• Written instruction: Reproduce the lines of the material exactly, excluding every image.

• Dataset section:
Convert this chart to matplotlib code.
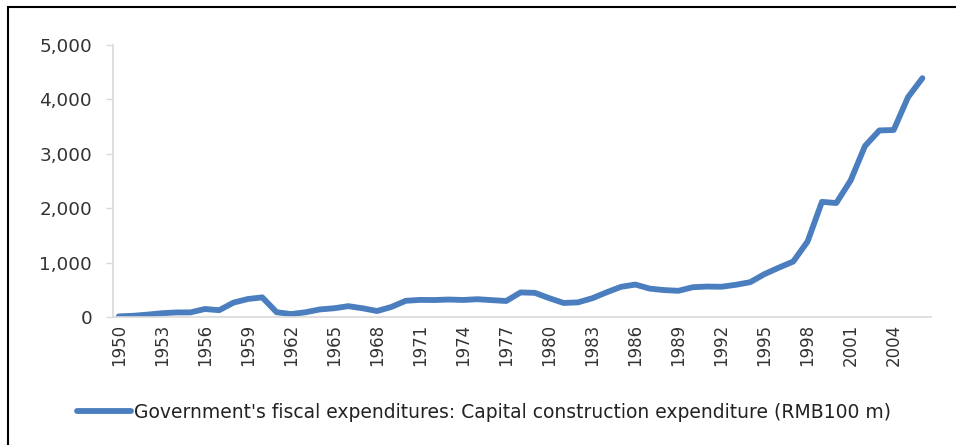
import matplotlib
matplotlib.use("Agg")
import matplotlib.pyplot as plt
from matplotlib.patches import Rectangle
from matplotlib.ticker import FuncFormatter

years = list(range(1950, 2007))
values = [11.34, 22.21, 43.56, 69.49, 83.74, 84.90, 146.73, 125.23, 264.64, 330.77,
          361.10, 88.23, 53.65, 86.10, 138.63, 160.71, 199.31, 160.0, 109.66, 185.0,
          298.0, 314.0, 312.0, 321.0, 313.0, 327.0, 310.0, 294.0, 451.92, 443.77,
          346.36, 257.55, 269.12, 344.98, 454.12, 554.56, 596.08, 521.64, 494.76, 481.70,
          547.39, 559.62, 555.90, 591.93, 639.72, 789.22, 907.44, 1019.50, 1387.74, 2116.57,
          2094.89, 2510.64, 3142.98, 3429.30, 3437.50, 4041.34, 4390.38]
tick_years = list(range(1950, 2005, 3))
series_label = "Government's fiscal expenditures: Capital construction expenditure (RMB100 m)"

plt.rcParams['font.family'] = ['DejaVu Sans']
W, H = 956, 445
fig = plt.figure(figsize=(W / 100, H / 100), dpi=100)

ax = fig.add_axes([113 / W, 1 - 317 / H, (931 - 113) / W, (317 - 45) / H])
line_color = '#4A7EBF'
ax.plot(years, values, color=line_color, lw=4.2, solid_joinstyle='round',
        solid_capstyle='round', label=series_label)

ax.set_xlim(1949.6, 2006.6)
ax.set_ylim(0, 5000)
ax.set_yticks(range(0, 5001, 1000))
ax.yaxis.set_major_formatter(FuncFormatter(lambda v, p: f"{int(v):,}"))
ax.set_xticks(tick_years)
ax.set_xticklabels([str(y) for y in tick_years], rotation=90)

for s in ['top', 'right']:
    ax.spines[s].set_visible(False)
for s in ['left', 'bottom']:
    ax.spines[s].set_color('#d9d9d9')
    ax.spines[s].set_linewidth(1.2)

ax.tick_params(axis='y', length=5, width=1, color='#d9d9d9', labelsize=13.2,
               labelcolor='#333333', pad=10)
ax.tick_params(axis='x', length=0, labelsize=12, labelcolor='#333333', pad=5)

leg = fig.legend(loc='center', bbox_to_anchor=(0.5 + 6 / W, 1 - 412 / H), frameon=False,
                 fontsize=13.5, handlelength=2.9, handletextpad=0.15)
for t in leg.get_texts():
    t.set_color('#222222')

# outer frame (cropped at right and bottom)
fig.patches.append(Rectangle((7.5 / W, -0.1), 1.2, 1.1 - 7.5 / H, transform=fig.transFigure,
                             fill=False, edgecolor='black', lw=1.5))

fig.savefig('out.png', dpi=100)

• Result of this task:
Convert this chart to matplotlib code.
import matplotlib
matplotlib.use("Agg")
import matplotlib.pyplot as plt
from matplotlib.patches import Rectangle
from matplotlib.ticker import FuncFormatter

years = list(range(1950, 2007))
values = [11.34, 22.21, 43.56, 69.49, 83.74, 84.90, 146.73, 125.23, 264.64, 330.77,
          361.10, 88.23, 53.65, 86.10, 138.63, 160.71, 199.31, 160.0, 109.66, 185.0,
          298.0, 314.0, 312.0, 321.0, 313.0, 327.0, 310.0, 294.0, 451.92, 443.77,
          346.36, 257.55, 269.12, 344.98, 454.12, 554.56, 596.08, 521.64, 494.76, 481.70,
          547.39, 559.62, 555.90, 591.93, 639.72, 789.22, 907.44, 1019.50, 1387.74, 2116.57,
          2094.89, 2510.64, 3142.98, 3429.30, 3437.50, 4041.34, 4390.38]
tick_years = list(range(1950, 2005, 3))
series_label = "Government's fiscal expenditures: Capital construction expenditure (RMB100 m)"

plt.rcParams['font.family'] = ['DejaVu Sans']
W, H = 956, 445
fig = plt.figure(figsize=(W / 100, H / 100), dpi=100)

ax = fig.add_axes([113 / W, 1 - 317 / H, (931 - 113) / W, (317 - 45) / H])
line_color = '#4A7EBF'
ax.plot(years, values, color=line_color, lw=4.2, solid_joinstyle='round',
        solid_capstyle='round', label=series_label)

ax.set_xlim(1949.6, 2006.6)
ax.set_ylim(0, 5000)
ax.set_yticks(range(0, 5001, 1000))
ax.yaxis.set_major_formatter(FuncFormatter(lambda v, p: f"{int(v):,}"))
ax.set_xticks(tick_years)
ax.set_xticklabels([str(y) for y in tick_years], rotation=90)

for s in ['top', 'right']:
    ax.spines[s].set_visible(False)
for s in ['left', 'bottom']:
    ax.spines[s].set_color('#d9d9d9')
    ax.spines[s].set_linewidth(1.2)

ax.tick_params(axis='y', length=5, width=1, color='#d9d9d9', labelsize=13.2,
               labelcolor='#333333', pad=10)
ax.tick_params(axis='x', length=0, labelsize=12, labelcolor='#333333', pad=5)

leg = fig.legend(loc='center', bbox_to_anchor=(0.5 + 6 / W, 1 - 412 / H), frameon=False,
                 fontsize=13.5, handlelength=2.9, handletextpad=0.15)
for t in leg.get_texts():
    t.set_color('#222222')

# outer frame (cropped at right and bottom)
fig.patches.append(Rectangle((7.5 / W, -0.1), 1.2, 1.1 - 7.5 / H, transform=fig.transFigure,
                             fill=False, edgecolor='black', lw=1.5))

fig.savefig('out.png', dpi=100)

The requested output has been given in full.